We arrived in Dutch Harbour on 4 July, American Independence day, again super friendly harbour master and customs who directed us to a picnic, put on by the local native affairs council where we were promptly invited to compete in a no hands free pie eating competition! So when in America do like the American’s, very funny and foolish, the perfect way to arrive and brake the ice with the locals who we met over the next few days and often greeted me in the nicest possible way- Mr Pie Face!

Dutch harbour is the second biggest fishing harbour in the US, it is one of those ports at the end of the world, snowy mountaintops, rough, windy, cold and endlessly fascinating. Tiama attracted a few people as she often does in this sort of latitude, the first person was a French high latitude sailor Joel Mark on his motor Yacht Jade, who yelled out, “I love NZ”, and next he says, “I know your boat”, this from a complete stranger. Turned out he had dinner at the vineyard across the road from our home on Waiheke island and saw Tiama in the creek by our house and, was so intrigued by her that he went over to take photo’s which after some searching he actually found on his laptop.

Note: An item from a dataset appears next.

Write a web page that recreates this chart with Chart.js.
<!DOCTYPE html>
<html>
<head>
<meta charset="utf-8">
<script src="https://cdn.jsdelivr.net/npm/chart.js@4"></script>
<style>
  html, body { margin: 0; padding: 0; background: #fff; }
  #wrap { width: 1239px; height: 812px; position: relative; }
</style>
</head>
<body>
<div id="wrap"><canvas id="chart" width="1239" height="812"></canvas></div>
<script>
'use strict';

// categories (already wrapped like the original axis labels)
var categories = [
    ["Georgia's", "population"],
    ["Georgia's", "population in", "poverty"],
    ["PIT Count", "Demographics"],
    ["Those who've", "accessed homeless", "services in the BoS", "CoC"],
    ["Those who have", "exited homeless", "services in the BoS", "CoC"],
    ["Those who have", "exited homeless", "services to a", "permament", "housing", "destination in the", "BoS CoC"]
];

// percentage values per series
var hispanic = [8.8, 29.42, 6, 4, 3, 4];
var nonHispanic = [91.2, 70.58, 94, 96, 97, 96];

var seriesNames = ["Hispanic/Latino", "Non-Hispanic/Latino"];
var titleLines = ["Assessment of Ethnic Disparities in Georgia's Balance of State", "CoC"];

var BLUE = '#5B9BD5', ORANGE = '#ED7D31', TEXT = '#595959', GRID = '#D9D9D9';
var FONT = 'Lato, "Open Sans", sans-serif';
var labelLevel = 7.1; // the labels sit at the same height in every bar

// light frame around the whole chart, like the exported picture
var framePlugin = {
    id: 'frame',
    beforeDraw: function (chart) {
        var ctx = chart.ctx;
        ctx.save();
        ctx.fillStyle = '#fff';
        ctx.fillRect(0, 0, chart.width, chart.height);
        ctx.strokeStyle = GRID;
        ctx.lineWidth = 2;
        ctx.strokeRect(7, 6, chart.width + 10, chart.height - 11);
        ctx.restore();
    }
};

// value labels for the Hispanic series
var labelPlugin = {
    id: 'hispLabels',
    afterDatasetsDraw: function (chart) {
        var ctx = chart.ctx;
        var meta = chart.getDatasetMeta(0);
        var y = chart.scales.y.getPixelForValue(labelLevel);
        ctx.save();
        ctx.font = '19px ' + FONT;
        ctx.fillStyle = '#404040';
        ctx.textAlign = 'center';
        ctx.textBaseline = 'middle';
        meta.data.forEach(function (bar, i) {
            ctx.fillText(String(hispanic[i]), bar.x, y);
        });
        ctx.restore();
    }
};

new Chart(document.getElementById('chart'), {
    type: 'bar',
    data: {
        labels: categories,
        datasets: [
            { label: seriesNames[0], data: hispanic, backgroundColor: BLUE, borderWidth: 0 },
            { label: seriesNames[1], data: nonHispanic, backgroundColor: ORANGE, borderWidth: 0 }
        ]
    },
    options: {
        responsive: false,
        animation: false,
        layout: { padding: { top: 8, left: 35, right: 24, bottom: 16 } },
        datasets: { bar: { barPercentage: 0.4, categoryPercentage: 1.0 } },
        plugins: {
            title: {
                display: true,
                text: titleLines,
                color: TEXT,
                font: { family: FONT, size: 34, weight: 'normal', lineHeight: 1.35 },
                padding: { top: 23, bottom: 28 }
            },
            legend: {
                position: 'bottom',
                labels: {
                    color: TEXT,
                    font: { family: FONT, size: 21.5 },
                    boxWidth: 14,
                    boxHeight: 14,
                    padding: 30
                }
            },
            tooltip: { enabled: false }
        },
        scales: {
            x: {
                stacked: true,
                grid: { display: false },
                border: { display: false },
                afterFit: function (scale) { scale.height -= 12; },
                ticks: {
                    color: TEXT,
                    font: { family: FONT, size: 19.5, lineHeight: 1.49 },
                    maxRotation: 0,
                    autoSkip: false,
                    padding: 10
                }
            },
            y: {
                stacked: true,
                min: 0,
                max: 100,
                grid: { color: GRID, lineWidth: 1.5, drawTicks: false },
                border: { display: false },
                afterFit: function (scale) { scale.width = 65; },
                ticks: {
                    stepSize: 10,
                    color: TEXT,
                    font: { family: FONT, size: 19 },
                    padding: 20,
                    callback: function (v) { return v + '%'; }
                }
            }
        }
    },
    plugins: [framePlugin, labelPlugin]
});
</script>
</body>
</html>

First boat and first person we meet on the other side of the planet has some photo’s of Tiama in Awaawaroa creek, not to sure what to make of that !

Some good times with the local fisherman at the pup which has the best view of the world over a bay filled with spouting whales, and a massive fire in an old King Crab catching pot. Fuelled by full size wooden shipping pallets. When I wanted to stoke the fire a bit, lifting up one of the wooden pallets a local quickly came over and said, let me give you a hand “old timer”

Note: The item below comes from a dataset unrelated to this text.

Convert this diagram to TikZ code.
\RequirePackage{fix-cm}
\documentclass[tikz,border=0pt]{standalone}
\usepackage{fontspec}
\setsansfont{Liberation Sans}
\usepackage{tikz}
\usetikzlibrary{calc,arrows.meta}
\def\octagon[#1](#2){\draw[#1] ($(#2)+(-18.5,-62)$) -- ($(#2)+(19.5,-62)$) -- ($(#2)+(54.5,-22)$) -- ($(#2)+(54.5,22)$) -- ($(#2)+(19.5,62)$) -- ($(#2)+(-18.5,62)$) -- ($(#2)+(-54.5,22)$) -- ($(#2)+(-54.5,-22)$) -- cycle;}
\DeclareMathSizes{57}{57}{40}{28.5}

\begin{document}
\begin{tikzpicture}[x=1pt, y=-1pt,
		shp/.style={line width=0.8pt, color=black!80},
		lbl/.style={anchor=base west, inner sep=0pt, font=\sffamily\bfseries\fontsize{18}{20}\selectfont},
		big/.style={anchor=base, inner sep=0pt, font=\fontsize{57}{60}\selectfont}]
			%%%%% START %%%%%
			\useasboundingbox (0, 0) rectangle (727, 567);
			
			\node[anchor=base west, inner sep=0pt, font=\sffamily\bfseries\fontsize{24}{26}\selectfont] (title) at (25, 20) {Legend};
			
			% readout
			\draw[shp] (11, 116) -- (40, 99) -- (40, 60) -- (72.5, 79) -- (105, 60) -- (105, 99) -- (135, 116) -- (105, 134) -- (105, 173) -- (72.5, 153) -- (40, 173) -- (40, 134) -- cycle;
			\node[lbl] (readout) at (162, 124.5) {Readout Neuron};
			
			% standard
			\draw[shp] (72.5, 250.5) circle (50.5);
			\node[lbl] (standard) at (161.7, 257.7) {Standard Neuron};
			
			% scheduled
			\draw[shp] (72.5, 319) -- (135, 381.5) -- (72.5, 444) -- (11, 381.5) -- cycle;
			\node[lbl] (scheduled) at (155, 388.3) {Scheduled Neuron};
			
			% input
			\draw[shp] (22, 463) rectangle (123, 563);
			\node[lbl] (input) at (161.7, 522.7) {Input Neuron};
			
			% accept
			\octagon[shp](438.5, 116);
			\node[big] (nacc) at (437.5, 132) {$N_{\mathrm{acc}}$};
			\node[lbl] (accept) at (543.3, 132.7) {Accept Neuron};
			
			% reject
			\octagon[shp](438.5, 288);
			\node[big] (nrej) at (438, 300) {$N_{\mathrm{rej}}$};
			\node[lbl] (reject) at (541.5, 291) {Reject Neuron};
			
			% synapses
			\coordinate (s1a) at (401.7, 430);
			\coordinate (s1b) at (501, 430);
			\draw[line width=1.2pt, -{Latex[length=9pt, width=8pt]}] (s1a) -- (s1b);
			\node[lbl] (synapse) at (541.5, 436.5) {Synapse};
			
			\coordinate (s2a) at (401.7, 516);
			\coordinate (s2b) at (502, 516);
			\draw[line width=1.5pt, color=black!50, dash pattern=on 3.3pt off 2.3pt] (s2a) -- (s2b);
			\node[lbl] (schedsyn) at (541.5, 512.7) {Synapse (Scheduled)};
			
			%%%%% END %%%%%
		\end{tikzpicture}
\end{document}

And I also got a 10% pensioners discount in the Alaskan Ships Supply store, painting my hair grey has really paid off.



4 days later we left Dutch Harbour behind, feeling a bit worn out, and glad to go back to sea to catch up on sleep.

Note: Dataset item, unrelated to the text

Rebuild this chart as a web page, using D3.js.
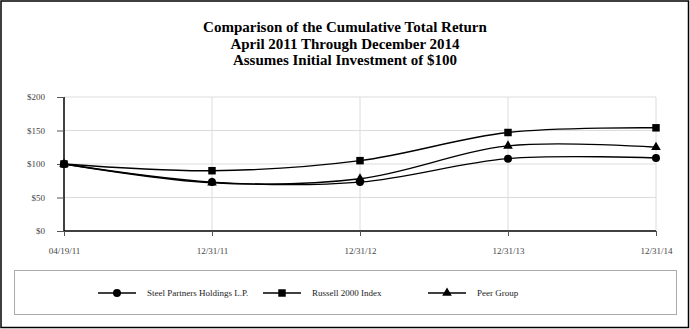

The famous Bering Sea has treated us very nicely with light winds and at times seas so smooth that the term “oily seas” becomes apt.

Hardly any swells, ghosting along with full sail on 12 knots of wind, which normally would not work as the ocean swells would knock the sails around loosing our drive forward. Now Nome at the mouth of the Snake river.


It is very exciting to be here, Nome famous for its gold rushing days has become the departure and gathering point for boats wanting to go through the North West Passage.

So far 8 boats will make an attempt to go through the NWP from West to East, and we have all met up in Nome getting last minute supplies and wait for the ice to clear around Point Barrow.

This normally happens around the end of July/ Early August. 2 more people will join us in Nome to bring the total up to 6 people onboard Tiama for our attempt on the NWP.

In mileage we have come half way, 6000 Nautical miles so far on our 12000-mile voyage to Amsterdam, departing Auckland on 14 May, arrived Nome 13 July, departing and arriving as per our original schedule for all the ports so far.

Maybe I should get out of that annoying Charter boat skipper’s habit of arriving and departing on the dates planned.

We have taken on some Arctic blend diesel fuel and 2 shotguns for Polar bear protection, readily available in the “land of the free and the friendly” and then begin the adventure of Sailing into icy waters.